Mais le roman de Richard Morgiève ne se contente pas de faire le récit d'un monde qui enterre ses dernières grandes figures. Il n'en montre d'ailleurs pas tant la mort que la chute, ces quelques mois ou années de bascule, quand les derniers voyous tardent à se ranger des voitures et que derrière eux un nouveau monde pousse. Les hommes n'est pas seulement le roman-sépulture des méchants garçons d'antan, il s'attache aussi à ce qui s'éteint en mourant : un temps où le contrôle social laissait subsister ceux qui n'en voulaient pas plus que ça à la société - elle avait ses lois, eux aussi - et qui surtout n'attendaient rien d'elle. Et puis bien sûr, il y a Mietek. Trop singulier, trop sensible, trop troublant, trop métèque pour faire tomber complètement le roman du côté du hard-boiled ou du polar social à la Manchette.

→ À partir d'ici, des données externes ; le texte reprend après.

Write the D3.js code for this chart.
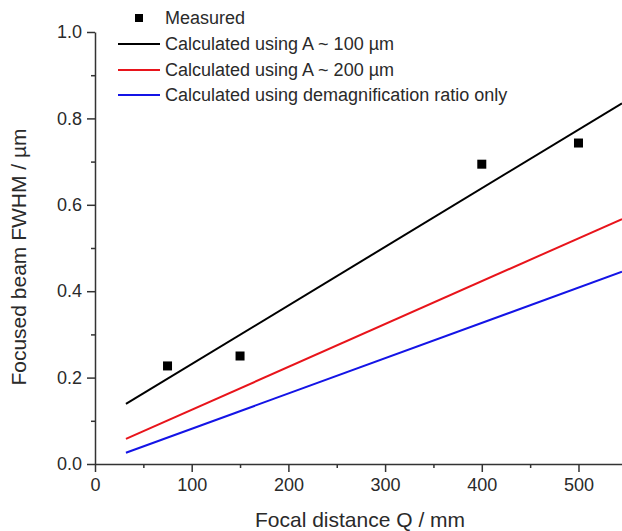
<!DOCTYPE html>
<html>
<head>
<meta charset="utf-8">
<script src="https://cdn.jsdelivr.net/npm/d3@7"></script>
<style>
  body { margin: 0; background: #fff; }
  svg text { font-family: Arial, "Liberation Sans", sans-serif; fill: #2a2a2a; }
</style>
</head>
<body>
<div id="chart"></div>
<script>
// measured points
const measuredQ = [75, 150, 400, 500];
const measuredFWHM = [0.227, 0.25, 0.694, 0.743];

// calculated lines (straight, end points)
const calcQ = [32, 545];
const calcA100 = [0.139, 0.835];
const calcA200 = [0.058, 0.567];
const calcDemag = [0.026, 0.445];

const xTicks = [0, 100, 200, 300, 400, 500];
const yTicks = [0, 0.2, 0.4, 0.6, 0.8, 1.0];

const legendLabels = [
    "Measured",
    "Calculated using A ~ 100 \u00b5m",
    "Calculated using A ~ 200 \u00b5m",
    "Calculated using demagnification ratio only"
];
const lineColors = ["#000000", "#e8141b", "#1414e6"];

const width = 622;
const height = 531;
const margin = { top: 32, right: 0, bottom: 67, left: 95 };

const svg = d3.select("#chart")
    .append("svg")
    .attr("width", width)
    .attr("height", height);

const x = d3.scaleLinear()
    .domain([0, 545])
    .range([margin.left, width - margin.right]);

const y = d3.scaleLinear()
    .domain([0, 1])
    .range([height - margin.bottom, margin.top]);

// minor ticks
svg.append("g")
    .attr("transform", `translate(0,${y(0)})`)
    .call(d3.axisBottom(x).tickValues(d3.range(50, 545, 100)).tickSize(4).tickFormat(""))
    .call(g => g.select(".domain").remove())
    .call(g => g.selectAll("line").attr("stroke", "#333").attr("stroke-width", 1.5));

svg.append("g")
    .attr("transform", `translate(${x(0)},0)`)
    .call(d3.axisLeft(y).tickValues(d3.range(0.1, 1, 0.2)).tickSize(4).tickFormat(""))
    .call(g => g.select(".domain").remove())
    .call(g => g.selectAll("line").attr("stroke", "#333").attr("stroke-width", 1.5));

// main axes
const xAxis = svg.append("g")
    .attr("transform", `translate(0,${y(0)})`)
    .call(d3.axisBottom(x).tickValues(xTicks).tickSize(8).tickSizeOuter(0).tickPadding(6));

const yAxis = svg.append("g")
    .attr("transform", `translate(${x(0)},0)`)
    .call(d3.axisLeft(y).tickValues(yTicks).tickSize(8).tickSizeOuter(0).tickPadding(5).tickFormat(d3.format(".1f")));

[xAxis, yAxis].forEach(g => {
    g.select(".domain").attr("stroke", "#333").attr("stroke-width", 1.5);
    g.selectAll("line").attr("stroke", "#333").attr("stroke-width", 1.5);
    g.selectAll("text").attr("font-size", 18).style("fill", "#2a2a2a");
});

// calculated lines
const series = [calcA100, calcA200, calcDemag];
const line = d3.line()
    .x((d, i) => x(calcQ[i]))
    .y(d => y(d));

series.forEach((s, i) => {
    svg.append("path")
        .datum(s)
        .attr("d", line)
        .attr("fill", "none")
        .attr("stroke", lineColors[i])
        .attr("stroke-width", 2);
});

// measured squares
const sq = 9;
svg.append("g")
    .selectAll("rect")
    .data(measuredQ)
    .enter().append("rect")
    .attr("x", d => x(d) - sq / 2)
    .attr("y", (d, i) => y(measuredFWHM[i]) - sq / 2)
    .attr("width", sq)
    .attr("height", sq)
    .attr("fill", "#000");

// legend
const legend = svg.append("g");
const legendY = [18, 44, 70, 95];
legend.append("rect")
    .attr("x", 139 - 4)
    .attr("y", legendY[0] - 4)
    .attr("width", 8)
    .attr("height", 8)
    .attr("fill", "#000");

lineColors.forEach((c, i) => {
    legend.append("line")
        .attr("x1", 118)
        .attr("x2", 160)
        .attr("y1", legendY[i + 1])
        .attr("y2", legendY[i + 1])
        .attr("stroke", c)
        .attr("stroke-width", 2);
});

legendLabels.forEach((t, i) => {
    legend.append("text")
        .attr("x", 165)
        .attr("y", legendY[i])
        .attr("dy", "0.35em")
        .attr("font-size", 18)
        .text(t);
});

// axis titles
svg.append("text")
    .attr("x", 360)
    .attr("y", 527)
    .attr("text-anchor", "middle")
    .attr("font-size", 21)
    .text("Focal distance Q / mm");

svg.append("text")
    .attr("transform", `translate(26,257) rotate(-90)`)
    .attr("text-anchor", "middle")
    .attr("font-size", 21)
    .text("Focused beam FWHM / \u00b5m");
</script>
</body>
</html>
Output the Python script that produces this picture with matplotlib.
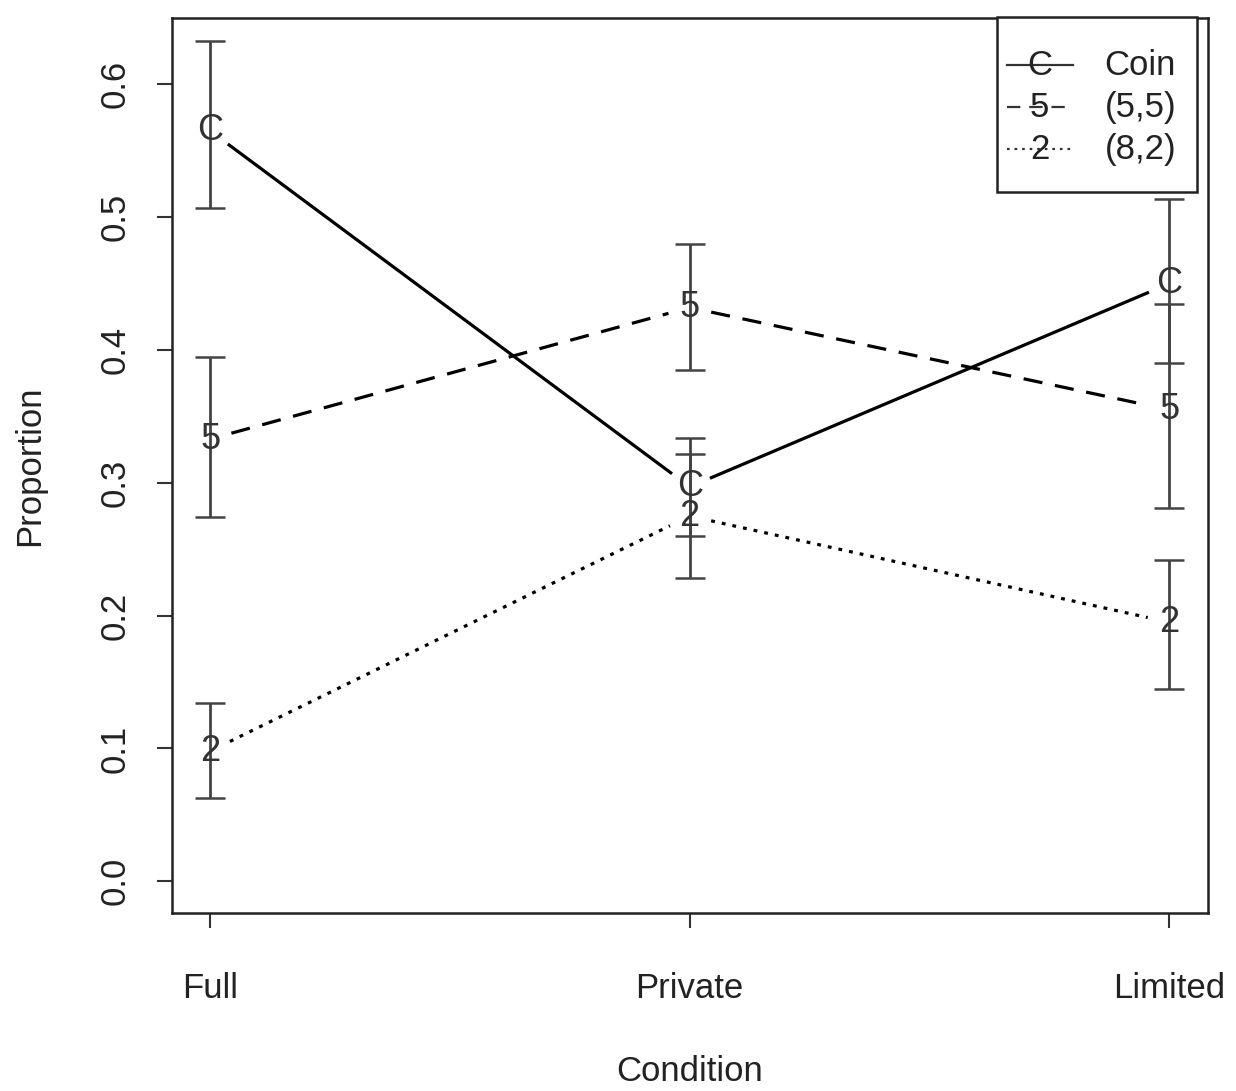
import numpy as np
import matplotlib
matplotlib.use("Agg")
import matplotlib.pyplot as plt

plt.rcParams['font.family'] = ['Liberation Sans', 'DejaVu Sans']

# data
conditions = ["Full", "Private", "Limited"]
series_names = ["Coin", "(5,5)", "(8,2)"]
series_chars = ["C", "5", "2"]
coin = [0.565, 0.297, 0.450]
five = [0.333, 0.432, 0.355]
two = [0.098, 0.275, 0.195]
coin_lo = [0.507, 0.260, 0.390]
coin_hi = [0.633, 0.334, 0.514]
five_lo = [0.274, 0.385, 0.281]
five_hi = [0.395, 0.480, 0.435]
two_lo = [0.063, 0.228, 0.145]
two_hi = [0.134, 0.322, 0.242]

means = [coin, five, two]
lows = [coin_lo, five_lo, two_lo]
highs = [coin_hi, five_hi, two_hi]
styles = ['-', (0, (6, 4)), (0, (1.2, 2.2))]

fig = plt.figure(figsize=(12.36, 10.91), dpi=100)
ax = fig.add_axes([0.139, 0.163, 0.838, 0.8205])
ax.set_xlim(0.92, 3.08)
ax.set_ylim(-0.024, 0.650)
x = np.arange(1, len(conditions) + 1)

fig.canvas.draw()
gap = 22  # pixels of gap round each point, like R type="b"


def gapped_segments(xs, ys):
    pts = ax.transData.transform(np.column_stack([xs, ys]))
    segs = []
    for i in range(len(pts) - 1):
        p0, p1 = pts[i], pts[i + 1]
        d = p1 - p0
        u = d / np.hypot(*d)
        a = ax.transData.inverted().transform(p0 + u * gap)
        b = ax.transData.inverted().transform(p1 - u * gap)
        segs.append((a, b))
    return segs


for m, lo, hi, ch, ls in zip(means, lows, highs, series_chars, styles):
    for a, b in gapped_segments(x, m):
        ax.plot([a[0], b[0]], [a[1], b[1]], color='black', lw=2.3,
                linestyle=ls, solid_capstyle='butt', dash_capstyle='butt')
    for xi, yi in zip(x, m):
        ax.text(xi, yi, ch, fontsize=26, ha='center', va='center', color='#333333')
    yerr = [np.array(m) - np.array(lo), np.array(hi) - np.array(m)]
    ax.errorbar(x, m, yerr=yerr, fmt='none', ecolor='#444444', elinewidth=2,
                capsize=11, capthick=1.8)

ax.set_xticks(x)
ax.set_xticklabels(conditions, fontsize=25, color='#222222')
ax.set_yticks([0.0, 0.1, 0.2, 0.3, 0.4, 0.5, 0.6])
ax.set_yticklabels(["0.0", "0.1", "0.2", "0.3", "0.4", "0.5", "0.6"], fontsize=25,
                   rotation=90, va='center', color='#222222')
ax.tick_params(direction='out', length=11, width=1.5, color='#333333')
ax.tick_params(axis='x', pad=31)
ax.tick_params(axis='y', pad=18)
for s in ax.spines.values():
    s.set_linewidth(1.8)
    s.set_color('#222222')
ax.set_xlabel("Condition", fontsize=25, labelpad=36, color='#222222')
ax.set_ylabel("Proportion", fontsize=25, labelpad=38, color='#222222')

# legend box drawn like R's legend()
lx0, lx1 = (997 - 172) / 1036, (1197 - 172) / 1036
ly1, ly0 = 1 - (17 - 18) / 895, 1 - (192 - 18) / 895
ax.add_patch(plt.Rectangle((lx0, ly0), lx1 - lx0, ly1 - ly0, transform=ax.transAxes,
                           fill=True, facecolor='white', edgecolor='#222222', lw=1.8,
                           zorder=5, clip_on=False))
row_y = [1 - (65 - 18) / 895, 1 - (107 - 18) / 895, 1 - (149 - 18) / 895]
seg_x0, seg_x1 = (1007 - 172) / 1036, (1073 - 172) / 1036
lab_x = (1105 - 172) / 1036
for ry, name, ch, ls in zip(row_y, series_names, series_chars, styles):
    ax.plot([seg_x0, seg_x1], [ry, ry], transform=ax.transAxes, color='#333333',
            lw=1.6, linestyle=ls, zorder=6, clip_on=False)
    ax.text((seg_x0 + seg_x1) / 2, ry, ch, transform=ax.transAxes, fontsize=25,
            ha='center', va='center', color='#222222', zorder=7)
    ax.text(lab_x, ry, name, transform=ax.transAxes, fontsize=25,
            ha='left', va='center', color='#222222', zorder=7)

fig.savefig("out.png", dpi=100)
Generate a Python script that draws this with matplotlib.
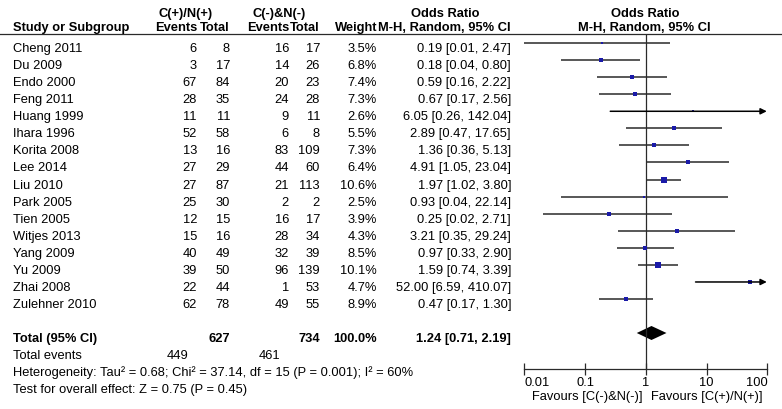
import numpy as np
import matplotlib
matplotlib.use("Agg")
import matplotlib.pyplot as plt

plt.rcParams['font.family'] = ['Liberation Sans', 'DejaVu Sans']

# ---------------- data ----------------
studies = ["Cheng 2011", "Du 2009", "Endo 2000", "Feng 2011", "Huang 1999", "Ihara 1996",
           "Korita 2008", "Lee 2014", "Liu 2010", "Park 2005", "Tien 2005", "Witjes 2013",
           "Yang 2009", "Yu 2009", "Zhai 2008", "Zulehner 2010"]
events_pos = [6, 3, 67, 28, 11, 52, 13, 27, 27, 25, 12, 15, 40, 39, 22, 62]
total_pos = [8, 17, 84, 35, 11, 58, 16, 29, 87, 30, 15, 16, 49, 50, 44, 78]
events_neg = [16, 14, 20, 24, 9, 6, 83, 44, 21, 2, 16, 28, 32, 96, 1, 49]
total_neg = [17, 26, 23, 28, 11, 8, 109, 60, 113, 2, 17, 34, 39, 139, 53, 55]
weights = [3.5, 6.8, 7.4, 7.3, 2.6, 5.5, 7.3, 6.4, 10.6, 2.5, 3.9, 4.3, 8.5, 10.1, 4.7, 8.9]
odds = [0.19, 0.18, 0.59, 0.67, 6.05, 2.89, 1.36, 4.91, 1.97, 0.93, 0.25, 3.21, 0.97, 1.59, 52.00, 0.47]
ci_low = [0.01, 0.04, 0.16, 0.17, 0.26, 0.47, 0.36, 1.05, 1.02, 0.04, 0.02, 0.35, 0.33, 0.74, 6.59, 0.17]
ci_high = [2.47, 0.80, 2.22, 2.56, 142.04, 17.65, 5.13, 23.04, 3.80, 22.14, 2.71, 29.24, 2.90, 3.39, 410.07, 1.30]

total_n_pos = 627
total_n_neg = 734
total_weight = 100.0
total_or = 1.24
total_low = 0.71
total_high = 2.19
total_events_pos = 449
total_events_neg = 461

heterogeneity = "Heterogeneity: Tau\u00b2 = 0.68; Chi\u00b2 = 37.14, df = 15 (P = 0.001); I\u00b2 = 60%"
overall = "Test for overall effect: Z = 0.75 (P = 0.45)"
group1 = "C(+)/N(+)"
group2 = "C(-)&N(-)"
xticks = [0.01, 0.1, 1, 10, 100]
xtick_labels = ["0.01", "0.1", "1", "10", "100"]
fav_left = "Favours [C(-)&N(-)]"
fav_right = "Favours [C(+)/N(+)]"

# ---------------- layout (pixel units) ----------------
W, H = 782, 409
fig = plt.figure(figsize=(W / 100, H / 100), dpi=100)
bg = fig.add_axes([0, 0, 1, 1])
bg.set_xlim(0, W)
bg.set_ylim(H, 0)
bg.axis('off')

FS = 9.3
line_col = '#2a2a2a'

row0, dy = 43.0, 17.07
rows = row0 + dy * np.arange(len(studies))
y_total = 333
base_off = 9  # text baseline below row centre

x_name = 13
x_ev1, x_tot1, x_ev2, x_tot2, x_w, x_or = 197, 230, 289, 320, 377, 511

# headers
bg.text(186, 17, group1, fontsize=FS, fontweight='bold', ha='center', va='baseline')
bg.text(279, 17, group2, fontsize=FS, fontweight='bold', ha='center', va='baseline')
bg.text(445, 17, "Odds Ratio", fontsize=FS, fontweight='bold', ha='center', va='baseline')
bg.text(645, 17, "Odds Ratio", fontsize=FS, fontweight='bold', ha='center', va='baseline')
hy = 31
bg.text(x_name, hy, "Study or Subgroup", fontsize=FS, fontweight='bold', ha='left', va='baseline')
for x, s in [(x_ev1, "Events"), (x_tot1, "Total"), (x_ev2, "Events"), (x_tot2, "Total"),
             (x_w, "Weight"), (x_or, "M-H, Random, 95% CI")]:
    bg.text(x, hy, s, fontsize=FS, fontweight='bold', ha='right', va='baseline')
bg.text(644, hy, "M-H, Random, 95% CI", fontsize=FS, fontweight='bold', ha='center', va='baseline')
bg.axhline(34, color=line_col, lw=0.9)

# study rows
for i, name in enumerate(studies):
    yb = rows[i] + base_off
    bg.text(x_name, yb, name, fontsize=FS, ha='left', va='baseline')
    bg.text(x_ev1, yb, str(events_pos[i]), fontsize=FS, ha='right', va='baseline')
    bg.text(x_tot1, yb, str(total_pos[i]), fontsize=FS, ha='right', va='baseline')
    bg.text(x_ev2, yb, str(events_neg[i]), fontsize=FS, ha='right', va='baseline')
    bg.text(x_tot2, yb, str(total_neg[i]), fontsize=FS, ha='right', va='baseline')
    bg.text(x_w, yb, f"{weights[i]:.1f}%", fontsize=FS, ha='right', va='baseline')
    bg.text(x_or, yb, f"{odds[i]:.2f} [{ci_low[i]:.2f}, {ci_high[i]:.2f}]",
            fontsize=FS, ha='right', va='baseline')

# total rows
yb = y_total + base_off
bg.text(x_name, yb, "Total (95% CI)", fontsize=FS, fontweight='bold', ha='left', va='baseline')
bg.text(x_tot1, yb, str(total_n_pos), fontsize=FS, fontweight='bold', ha='right', va='baseline')
bg.text(x_tot2, yb, str(total_n_neg), fontsize=FS, fontweight='bold', ha='right', va='baseline')
bg.text(x_w, yb, f"{total_weight:.1f}%", fontsize=FS, fontweight='bold', ha='right', va='baseline')
bg.text(x_or, yb, f"{total_or:.2f} [{total_low:.2f}, {total_high:.2f}]",
        fontsize=FS, fontweight='bold', ha='right', va='baseline')
bg.text(x_name, 359, "Total events", fontsize=FS, ha='left', va='baseline')
bg.text(188, 359, str(total_events_pos), fontsize=FS, ha='right', va='baseline')
bg.text(280, 359, str(total_events_neg), fontsize=FS, ha='right', va='baseline')
bg.text(x_name, 376, heterogeneity, fontsize=FS, ha='left', va='baseline')
bg.text(x_name, 393, overall, fontsize=FS, ha='left', va='baseline')

# ---------------- forest axes ----------------
fx0, fx1 = 524.3, 767.3
ax = fig.add_axes([fx0 / W, 0, (fx1 - fx0) / W, 1])
ax.set_xscale('log')
ax.set_xlim(xticks[0], xticks[-1])
ax.set_ylim(H, 0)
ax.patch.set_alpha(0)
for s in ['top', 'left', 'right']:
    ax.spines[s].set_visible(False)
axis_y = 369
ax.spines['bottom'].set_position(('data', axis_y))
ax.spines['bottom'].set_color(line_col)
ax.spines['bottom'].set_linewidth(0.9)
ax.set_yticks([])
ax.set_xticks(xticks)
ax.minorticks_off()
ax.set_xticklabels(xtick_labels, fontsize=FS)
ax.tick_params(axis='x', direction='inout', length=8, width=0.9, color=line_col, pad=2)
labs = ax.get_xticklabels()
labs[0].set_ha('left')
labs[-1].set_ha('right')

ax.vlines(1, 34, axis_y, color=line_col, lw=0.9)

xmax = xticks[-1]
marker_col = '#1a1aa8'
for i in range(len(studies)):
    y = rows[i]
    hi = ci_high[i]
    if hi > xmax:
        ax.annotate('', xy=(xmax * 0.98, y), xytext=(ci_low[i], y),
                    arrowprops=dict(arrowstyle='-|>', color='black', lw=1.1,
                                    mutation_scale=9, shrinkA=0, shrinkB=0))
    else:
        ax.plot([ci_low[i], hi], [y, y], color=line_col, lw=1.1, solid_capstyle='butt')
    side_px = 1.6 * np.sqrt(weights[i])
    ax.plot(odds[i], y, marker='s', ms=side_px / 1.389, color=marker_col, mec=marker_col, mew=0)

# diamond
dh = 7
ax.fill([total_low, total_or, total_high, total_or],
        [y_total, y_total - dh, y_total, y_total + dh], color='black', lw=0)

# favours labels
ax.annotate(fav_left, xy=(1, 400), xycoords='data', xytext=(-2.5, 0), textcoords='offset points',
            fontsize=FS, ha='right', va='baseline')
ax.annotate(fav_right, xy=(1, 400), xycoords='data', xytext=(3.5, 0), textcoords='offset points',
            fontsize=FS, ha='left', va='baseline')

fig.savefig("out.png", dpi=100)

Mietek est à l'image de son époque, il bascule dans un autre âge, las de voir les hommes tomber autour de lui et pressentant que les forces ne tarderont plus à lui manquer. Il souffre d'une solitude qu'il a appris à habiter et dont on comprend qu'elle sera à jamais sa plus proche compagne, mais il en sait le prix : ces femmes, une en particulier, avec qui il n'a jamais rien pu construire. Et Cora, Cora enfin, puisque derrière le récit de l'homme il y a aussi le roman d'un autre amour dont il a tout à apprendre, l'amour d'une espèce de père pour cette petite fille qui va lui empoigner le coeur comme aucun(e) n'aura su le faire, gamine des temps à venir, « là pour que je rende à quelqu'un tout ce que je n'avais pas eu. »

 

On pense à bien des choses en lisant Les hommes. À Gabin, à Delon, à Dewaere et à tant d'autres, au Lavilliers de l'époque N'appartiens jamais à personne ; à Trust aussi pourquoi pas, quand Bonvoisin rendait hommage à son pote Bon Scott et pleurait son Dernier acte. La virilité exacerbée, la crudité théâtrale, la désespérance des hommes de Morgiève, voire le plaisir un peu régressif que l'auteur pourrait éprouver à choquer le bourgeois, donnent pourtant un éclat singulier à ce qui, ici, n'est pas moins déterminant : une tendresse brisée, une sentimentalité à peine contenue, une fragilité à fleur de peau. Et nous quittons le roman avec entre les doigts la poisse des huiles de vidange et dans le nez un tas d'odeurs mêlées, mais avec au coeur la tendre fêlure de qui a croisé un long cafard très doux.